Newsagents are collectively investing a considerable sum on money in the launch of Australian Ink, a new tattoo magazine which features Pink on the front cover.
The table to the left shows the projected impact (if my assumptions are right) on the cash-flow in one of my newsagencies based on what I expect to sell of Australian Ink, the cost of retail real-estate, the cost of labour and the timing of paying for stock and receiving a credit for returns.
I’d appreciate feedback from others on whether they think my calculations areb right.
While I am using Australian Ink as an example (as I did Cosmos magazine in my March 16, 2006 post), I could easily present numbers for other new titles launched through the newsagency channel. Like other independent publishers before them, I would expect the publishers of Australian Ink to say that they cannot afford to offer delayed billing, payment based on scanned sales or bonus margin for the launch issue.
I appreciate that it takes considerable financial resources to launch a new title.
Newsagencies are slim margin businesses. Every launch has costs as detailed in the table. Collectively, we invest millions of dollars of our money each year in supporting publishers and their title launches. We do this usually without control over new titles sent nor the volume sent.
I’d note that the payment by newsagents for the title in August as shows in the table is not, as I understand it, paid to the publisher until after the issue goes off sale. Certainly this is the case for some titles according to publishers I have spoken with.

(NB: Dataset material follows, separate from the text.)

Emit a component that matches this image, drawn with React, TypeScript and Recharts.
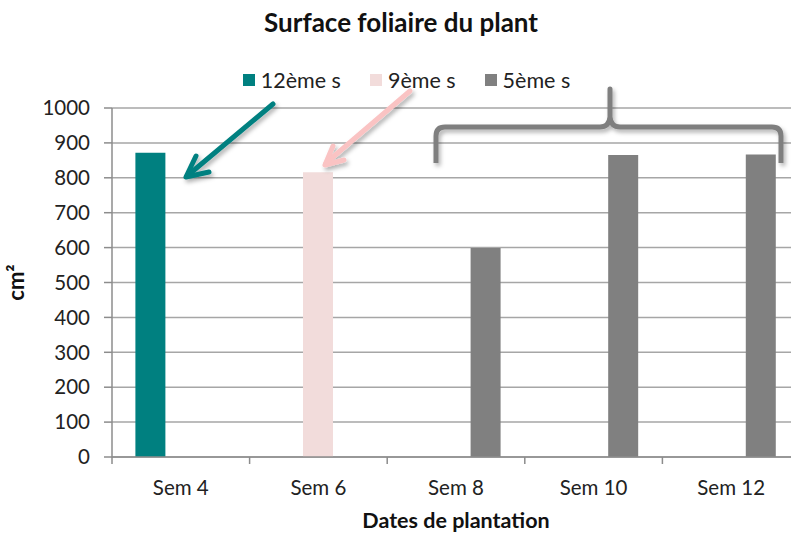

I like magazine launches – if the launch is backed by an advertising campaign which drives traffic to my business. I am not so keen on launches which rely on newsagency foot traffic to find sales.
Popular Science was launched in more of a partnership approach last year – better margin, excellent out of store marketing support and excellent collateral for in-store promotion. The campaign has been on-going, beyond issue one.
Here is a list of what I would like to see offered by publishers for magazines launched through the newsagency channel:
- A minimum agreed level of external marketing.
- Better margin for initial issues.
- Opt in process for taking on a title and the quantity.
- Payment for any premium activity – our space costs money.
- Delayed billing until after the first issue is off sale.
- Promotion of newsagencies on the magazine website.
This is an topic which should have been on the table during the discussions around a magazine distribution code of conduct. I suspect those representing newsagents missed the opportunity.
As for Australian Ink, we are promoting it boldly with good location and excellent merchandising.